I use the following regexp in a php function to replace URLs with proper HTML links:
return preg_replace('@(https?://([-\w\.]+[-\w])+(:\d+)?(/([\w/_\.#-]*(\?\S+)?[^\.\s])?)?)@', '<a href="$1" target="_blank">$1</a>', $s);
But when $s has for value a string like
<li>http://www.link.com/something.pdf</li>
the function returns
<li><a href="http://www.link.com/something.pdf</li">http://www.link.com/something.pdf</li></a></li>
Does anyone know how to modify the regexp to get the intended string, i.e.
<li><a href="http://www.link.com/something.pdf">http://www.link.com/something.pdf</a></li> ?

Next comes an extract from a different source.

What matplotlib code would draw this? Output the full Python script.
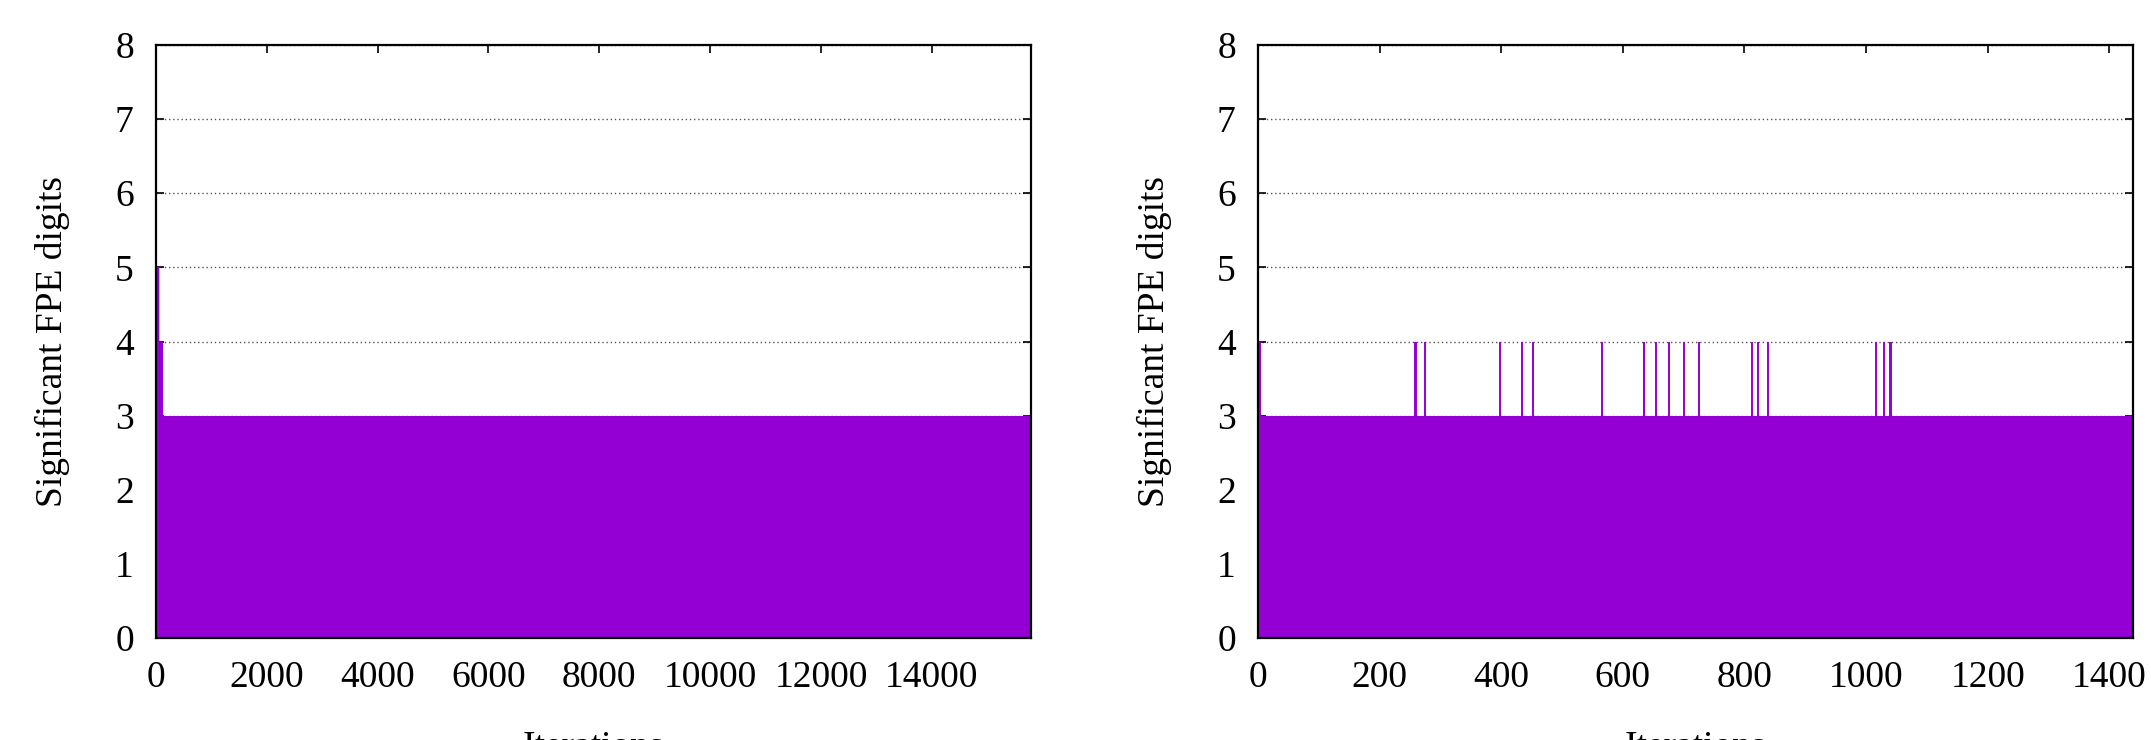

without excluding from the replacement substrings of the URL introduced by '%', '?' or '&' ?
Really easy solution:
return '<li>'.preg_replace('@(https?://([-\w.]+[-\w])+(:\d+)?(/([\w-.~:/?#\[\]\@!$&\'()*+,;=%]*)?)?)@', '<a href="$1" target="_blank">$1</a>', $s).'</li>';
If you really want a regex:
return preg_replace('@(https?://([-\w.]+[-\w])+(:\d+)?(/([\w-.~:/?#\[\]\@!$&\'()*+,;=%]*)?)?)@', '<a href="$1" target="_blank">$1</a>', $s);
You rpattern is not sufficient (to catch all the links), but anyway, instead of \S+
you might want to have [^\s<>]+
because the former catches everything non-space.
Same applies to [^\.\s]
. Make this [^\s<>.]
. You don't need to escape the dot when used in a character class, so my addition to this group was basically the greater than and less than signs.